Gagliardotto is among the latest to declare his candidacy, which he did in an email sent Tuesday night to local media outlets. A lifelong district resident who grew up in Ozone Park, he now lives in Glendale and says he is “the only candidate who can truly bring the understanding of the entire district to Albany.”
The 23-year-old is a graduate of PS 60, IS 119 and Forest Hills High School and is currently pursuing a bachelor’s degree in political science with a minor in labor studies. “From Ridgewood to Ozone Park I have friends and relatives that span the entire 38th district,” said Gagliardotto. “They are constantly expressing their thoughts and concerns to me looking for guidance. I help them and now I want to extend my hand to all residents.”
Among his priorities would be affordable healthcare for all residents, education, preserving parks and recreational areas, lowering taxes and making sure working class constituents receive appropriate living wages.
The lone Republican, Catalbiano, said this week that her campaign has been going “non- stop” since she announced that she is running. “Even though we haven’t officially started fundraising, people have been sending checks which is building my spirits. “We’ve been calling people non-stop and I’m pounding the pavement to get my face known in areas that I might not be as well known.”

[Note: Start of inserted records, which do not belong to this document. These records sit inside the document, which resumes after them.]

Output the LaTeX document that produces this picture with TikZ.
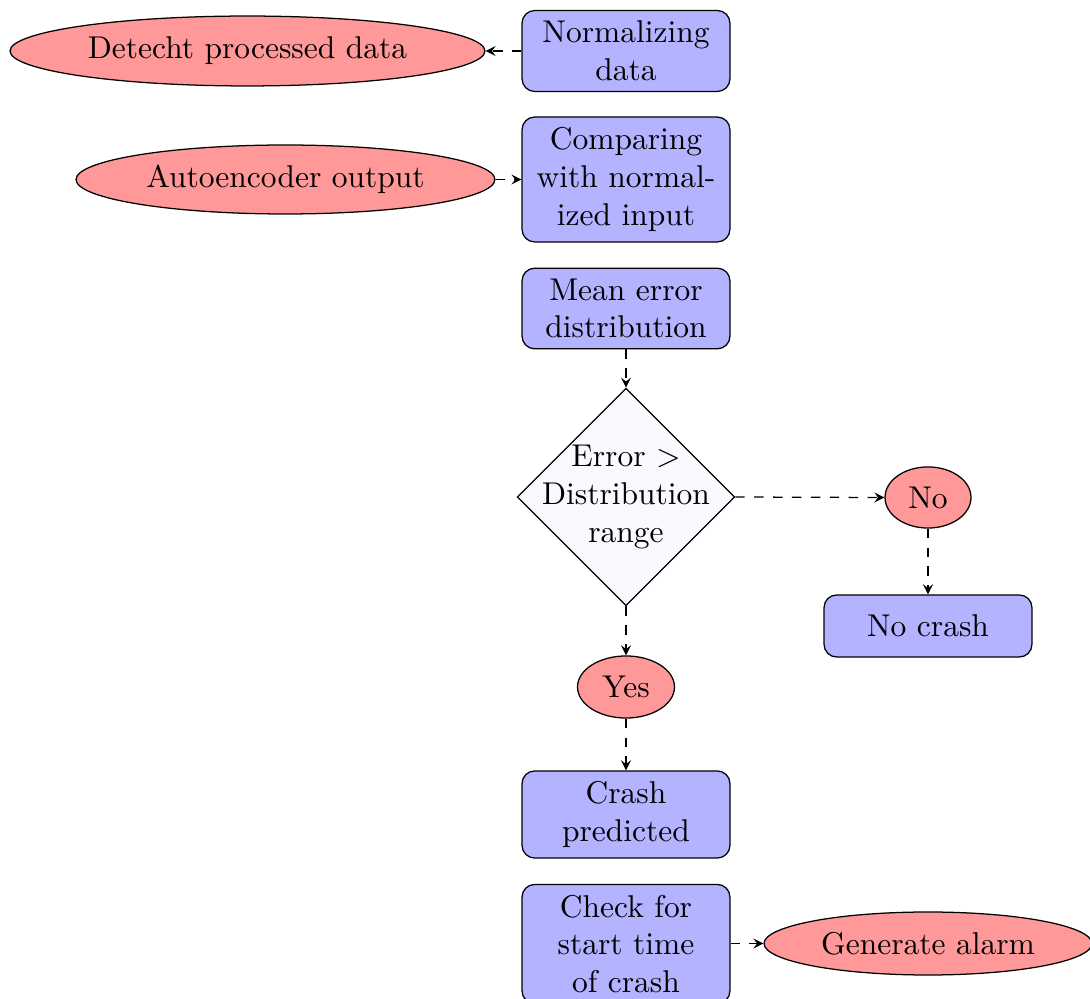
\documentclass[tikz,border=0pt]{standalone}
\usetikzlibrary{shapes.geometric,arrows}
\definecolor{boxblue}{RGB}{179,179,255}
\definecolor{ovalred}{RGB}{255,153,153}
\definecolor{decisionfill}{RGB}{249,249,255}
\tikzset{
  procbox/.style={draw, rounded corners=4pt, fill=boxblue, align=center,
    minimum width=66pt, minimum height=19.7pt, inner sep=3.33pt},
  oval/.style={draw, ellipse, fill=ovalred, inner sep=0pt},
  decision/.style={draw, diamond, aspect=1, fill=decisionfill,
    minimum width=69pt, minimum height=69pt, inner sep=0pt},
  flow/.style={draw, dashed, -stealth}
}
\begin{document}
\begin{tikzpicture}[x=0.3175pt, y=-0.3175pt]
  \useasboundingbox (0,0) rectangle (1090,999);

  % main column of processing steps
  \node[procbox] (norm) at (626,51) {Normalizing\\data};
  \node[procbox] (comp) at (626,179.5) {Comparing\\with normal-\\ized input};
  \node[procbox] (mean) at (626,308.5) {Mean error\\distribution};
  \node[decision] (dec) at (626,497) {};
  \node[align=center, inner sep=0pt] (dectext) at (dec.center) {Error $>$\\Distribution\\range};
  \node[oval, minimum width=30.8pt, minimum height=19.7pt] (yes) at (626,687) {Yes};
  \node[procbox] (crash) at (626,814.5) {Crash\\predicted};
  \node[procbox] (check) at (626,944) {Check for\\start time\\of crash};

  % side branches
  \node[oval, minimum width=150.8pt, minimum height=22.2pt] (det) at (247.5,51) {Detecht processed data};
  \node[oval, minimum width=133pt, minimum height=21.9pt] (auto) at (285.5,179.5) {Autoencoder output};
  \node[oval, minimum width=27.3pt, minimum height=19.4pt] (no) at (928,497.5) {No};
  \node[procbox] (nocrash) at (928,626) {No crash};
  \node[oval, minimum width=104.1pt, minimum height=20pt] (alarm) at (928,943.5) {Generate alarm};

  % connectors
  \draw[flow] (norm.west) -- (det.east);
  \draw[flow] (auto.east) -- (comp.west);
  \draw[flow] (mean.south) -- (dec.north);
  \draw[flow] (dec.east) -- (no.west);
  \draw[flow] (no.south) -- (nocrash.north);
  \draw[flow] (dec.south) -- (yes.north);
  \draw[flow] (yes.south) -- (crash.north);
  \draw[flow] (check.east |- alarm.west) -- (alarm.west);
\end{tikzpicture}
\end{document}
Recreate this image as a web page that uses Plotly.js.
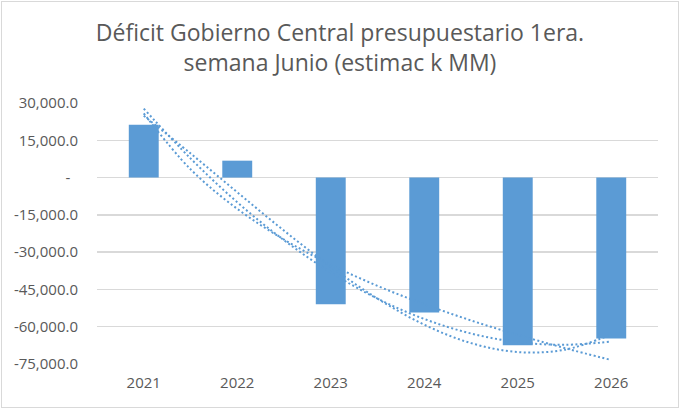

Catalbiano, who received the backing of the Queens Republican Party, is also hoping to receive the Independence Party’s support. On top of her 14 years at the senior center, she boasts a civic record that includes spearheading the push for an expansion at PS 64, which came to fruition in 1991. “I think the community needs a person like me. Over the years I have many accomplishments,” she said. “We have our forces ready and we’re giving it our best shot.”